_Required work_:
Line by line, repeat the data below exactly, beginning at the first line and ending at the line with "(0,689) -- (536,689);". Omit pictures.

[Start Provided material]

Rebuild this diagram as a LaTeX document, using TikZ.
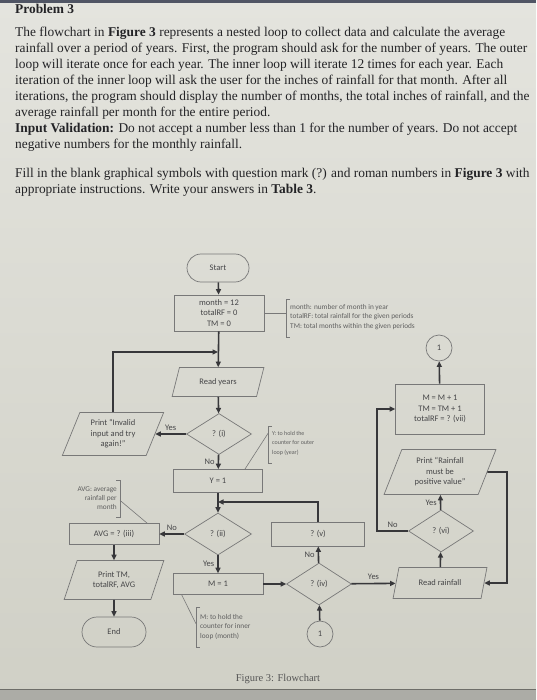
\documentclass[tikz,border=0pt]{standalone}
\usepackage{fontspec}
\setmainfont{Liberation Serif}
\newfontfamily\diafont{Carlito}
\usetikzlibrary{arrows.meta,shapes.geometric,shapes.misc,calc}
\definecolor{papertop}{RGB}{228,228,222}
\definecolor{paperbot}{RGB}{208,208,198}
\definecolor{topbar}{RGB}{80,85,100}
\definecolor{botband}{RGB}{172,172,166}
\definecolor{botline}{RGB}{110,110,105}
\definecolor{lnc}{RGB}{55,55,58}
\definecolor{shc}{RGB}{120,120,120}
\definecolor{txc}{RGB}{70,70,72}
\definecolor{ntc}{RGB}{95,95,95}
\definecolor{hdc}{RGB}{35,35,38}
\definecolor{capc}{RGB}{85,85,85}
\newcommand{\dgmtext}{\diafont\fontsize{8.5}{10.5}\selectfont}
\newcommand{\notetext}{\diafont\fontsize{7.3}{9.3}\selectfont}
\newcommand{\smallnotetext}{\diafont\fontsize{6}{9.5}\selectfont}
\newcommand{\hdtext}{\fontsize{13.4}{16}\selectfont}
\begin{document}
\begin{tikzpicture}[x=1pt,y=-1pt,
  arr/.style={draw=lnc, line width=1.6pt, -{Triangle[length=5.5pt,width=5pt]}},
  box/.style={draw=shc, line width=0.7pt, rectangle, inner sep=1pt, align=center, font=\dgmtext, text=txc},
  term/.style={box, rounded rectangle},
  io/.style={box, trapezium, trapezium left angle=68, trapezium right angle=112, trapezium stretches=true},
  dec/.style={box, diamond, inner sep=0pt},
  conn/.style={box, circle, inner sep=0pt, minimum size=26pt},
  lbl/.style={font=\dgmtext, text=txc, inner sep=0pt},
  note/.style={font=\notetext, text=ntc, inner sep=0pt},
  brk/.style={draw=shc, line width=0.6pt},
  hd/.style={anchor=base west, inner sep=0pt, font=\hdtext, text=hdc},
]
\useasboundingbox (0,0) rectangle (536,700);
\clip (0,0) rectangle (536,700);
\shade[top color=papertop, bottom color=paperbot] (0,0) rectangle (536,700);
\fill[topbar] (0,0) rectangle (536,3);
\fill[botband] (0,689) rectangle (536,700);
\draw[botline, line width=1pt] (0,689) -- (536,689);

% header text
\node[hd] (h0) at (15,14) {\textbf{Problem 3}};
\node[hd] (h1) at (15,37) {\hbox to 490pt{The flowchart in \textbf{Figure 3} represents a nested loop to collect data and calculate the average}};
\node[hd] (h2) at (15,53) {rainfall over a period of years. First, the program should ask for the number of years. The outer};
\node[hd] (h3) at (15,69) {\hbox to 488pt{loop will iterate once for each year. The inner loop will iterate 12 times for each year. Each}};
\node[hd] (h4) at (15,85) {\hbox to 492pt{iteration of the inner loop will ask the user for the inches of rainfall for that month. After all}};
\node[hd] (h5) at (15,101) {iterations, the program should display the number of months, the total inches of rainfall, and the};
\node[hd] (h6) at (15,117) {average rainfall per month for the entire period.};
\node[hd] (h7) at (15,133) {\hbox to 502pt{\textbf{Input Validation:} Do not accept a number less than 1 for the number of years. Do not accept}};
\node[hd] (h8) at (15,149) {negative numbers for the monthly rainfall.};
\node[hd] (h9) at (15,178) {Fill in the blank graphical symbols with question mark (?) and roman numbers in \textbf{Figure 3} with};
\node[hd] (h10) at (15,194) {appropriate instructions. Write your answers in \textbf{Table 3}.};

% flowchart nodes
\node[term, minimum width=64pt, minimum height=28pt] (start) at (218,268) {Start};
\node[box, minimum width=90pt, minimum height=36pt] (init) at (219,313) {month = 12\\ totalRF = 0\\ TM = 0};
\node[io, minimum width=92pt, minimum height=29pt] (ready) at (218,382) {Read years};
\node[dec, minimum width=65pt, minimum height=41pt] (d1) at (219,434) {? (i)};
\node[io, minimum width=102pt, minimum height=43pt] (inval) at (113,434) {Print “Invalid\\ input and try\\ again!”};
\node[box, minimum width=89pt, minimum height=23pt] (y1) at (218,481) {Y = 1};
\node[dec, minimum width=67pt, minimum height=42pt] (d2) at (218,534) {? (ii)};
\node[box, minimum width=90pt, minimum height=21pt] (avg) at (114,534) {AVG = ? (iii)};
\node[io, minimum width=100pt, minimum height=39pt] (ptm) at (114,580) {Print TM,\\ totalRF, AVG};
\node[term, minimum width=66pt, minimum height=30pt] (end) at (114,632) {End};
\node[box, minimum width=90pt, minimum height=21pt] (m1) at (218,584) {M = 1};
\node[dec, minimum width=65pt, minimum height=42pt] (d4) at (319,584) {? (iv)};
\node[box, minimum width=93pt, minimum height=24pt] (v) at (318,534) {? (v)};
\node[conn] (c1b) at (320,634) {1};
\node[io, minimum width=94pt, minimum height=31pt] (rrf) at (440,583) {Read rainfall};
\node[dec, minimum width=65pt, minimum height=42pt] (d6) at (441,531) {? (vi)};
\node[io, minimum width=112pt, minimum height=45pt] (prf) at (440,472) {Print “Rainfall\\ must be\\ positive value”};
\node[box, minimum width=89pt, minimum height=50pt] (mm) at (440,409) {M = M + 1\\ TM = TM + 1\\ totalRF = ? (vii)};
\node[conn] (c1a) at (439,348) {1};

% annotations
\coordinate (b1t) at (286,299);
\coordinate (b1b) at (286,337);
\draw[brk] ($(b1t)+(4,0)$) -- (b1t) -- (b1b) -- ($(b1b)+(4,0)$);
\draw[brk] (init.east) -- (init.east -| b1t);
\node[note, anchor=west, align=left] (n1) at (290,317) {month: number of month in year\\ totalRF: total rainfall for the given periods\\ TM: total months within the given periods};

\coordinate (b2t) at (268,426);
\coordinate (b2b) at (268,463);
\draw[brk] ($(b2t)+(4,0)$) -- (b2t) -- (b2b) -- ($(b2b)+(4,0)$);
\draw[brk] ($(b2t)!0.2!(b2b)$) -- ($(y1.north east)!0.4!(y1.north)$);
\node[note, font=\smallnotetext, anchor=west, align=left] (n2) at (272,443) {Y: to hold the\\ counter for outer\\ loop (year)};

\coordinate (b3t) at (120,480);
\coordinate (b3b) at (120,517);
\draw[brk] ($(b3t)+(-4,0)$) -- (b3t) -- (b3b) -- ($(b3b)+(-4,0)$);
\draw[brk] ($(b3t)!0.55!(b3b)$) -- ($(avg.north east)!0.27!(avg.north)$);
\node[note, anchor=east, align=right] (n3) at (117,498) {AVG: average\\ rainfall per\\ month};

\coordinate (b4t) at (196,607);
\coordinate (b4b) at (196,647);
\draw[brk] ($(b4t)+(4,0)$) -- (b4t) -- (b4b) -- ($(b4b)+(4,0)$);
\draw[brk] ($(m1.south west)!0.2!(m1.south)$) -- ($(b4t)!0.42!(b4b)$);
\node[note, anchor=west, align=left] (n4) at (200,627) {M: to hold the\\ counter for inner\\ loop (month)};

% connectors
\coordinate (j1) at (218,352);
\coordinate (j2) at (218,502);
\coordinate (r1) at (507,472);
\coordinate (l1) at (377,531);
\draw[arr] (start) -- (init);
\draw[arr] (init) -- (ready);
\draw[arr] (inval.north) |- (j1);
\draw[arr] (ready) -- (d1);
\draw[arr] (d1) -- node[lbl, above=3pt] {Yes} (inval);
\draw[arr] (d1) -- node[lbl, left=3pt] {No} (y1);
\draw[arr] (y1) -- (d2);
\draw[arr] (v.north) |- (j2);
\draw[arr] (d2) -- node[lbl, above=3pt] {No} (avg);
\draw[arr] (avg) -- (ptm);
\draw[arr] (ptm) -- (end);
\draw[arr] (d2) -- node[lbl, left=3pt] {Yes} (m1);
\draw[arr] (m1) -- (d4);
\draw[arr] (c1b) -- (d4);
\draw[arr] (d4) -- node[lbl, left=3pt] {No} (v);
\draw[arr] (d4) -- node[lbl, above=3pt] {Yes} (rrf);
\draw[arr] (rrf) -- (d6);
\draw[arr] (d6) -- node[lbl, left=3pt] {Yes} (prf);
\draw[arr] (prf.east) -- (r1) |- (rrf.east);
\draw[arr] (d6.west) -- node[lbl, above=3pt] {No} (l1) |- (mm.west);
\draw[arr] (mm) -- (c1a);

% caption
\node[inner sep=0pt, font=\fontsize{10.5}{12}\selectfont, text=capc] (cap) at (278,679) {Figure 3: Flowchart};
\end{tikzpicture}
\end{document}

[End Provided material]

_Finished exercise_:
Rebuild this diagram as a LaTeX document, using TikZ.
\documentclass[tikz,border=0pt]{standalone}
\usepackage{fontspec}
\setmainfont{Liberation Serif}
\newfontfamily\diafont{Carlito}
\usetikzlibrary{arrows.meta,shapes.geometric,shapes.misc,calc}
\definecolor{papertop}{RGB}{228,228,222}
\definecolor{paperbot}{RGB}{208,208,198}
\definecolor{topbar}{RGB}{80,85,100}
\definecolor{botband}{RGB}{172,172,166}
\definecolor{botline}{RGB}{110,110,105}
\definecolor{lnc}{RGB}{55,55,58}
\definecolor{shc}{RGB}{120,120,120}
\definecolor{txc}{RGB}{70,70,72}
\definecolor{ntc}{RGB}{95,95,95}
\definecolor{hdc}{RGB}{35,35,38}
\definecolor{capc}{RGB}{85,85,85}
\newcommand{\dgmtext}{\diafont\fontsize{8.5}{10.5}\selectfont}
\newcommand{\notetext}{\diafont\fontsize{7.3}{9.3}\selectfont}
\newcommand{\smallnotetext}{\diafont\fontsize{6}{9.5}\selectfont}
\newcommand{\hdtext}{\fontsize{13.4}{16}\selectfont}
\begin{document}
\begin{tikzpicture}[x=1pt,y=-1pt,
  arr/.style={draw=lnc, line width=1.6pt, -{Triangle[length=5.5pt,width=5pt]}},
  box/.style={draw=shc, line width=0.7pt, rectangle, inner sep=1pt, align=center, font=\dgmtext, text=txc},
  term/.style={box, rounded rectangle},
  io/.style={box, trapezium, trapezium left angle=68, trapezium right angle=112, trapezium stretches=true},
  dec/.style={box, diamond, inner sep=0pt},
  conn/.style={box, circle, inner sep=0pt, minimum size=26pt},
  lbl/.style={font=\dgmtext, text=txc, inner sep=0pt},
  note/.style={font=\notetext, text=ntc, inner sep=0pt},
  brk/.style={draw=shc, line width=0.6pt},
  hd/.style={anchor=base west, inner sep=0pt, font=\hdtext, text=hdc},
]
\useasboundingbox (0,0) rectangle (536,700);
\clip (0,0) rectangle (536,700);
\shade[top color=papertop, bottom color=paperbot] (0,0) rectangle (536,700);
\fill[topbar] (0,0) rectangle (536,3);
\fill[botband] (0,689) rectangle (536,700);
\draw[botline, line width=1pt] (0,689) -- (536,689);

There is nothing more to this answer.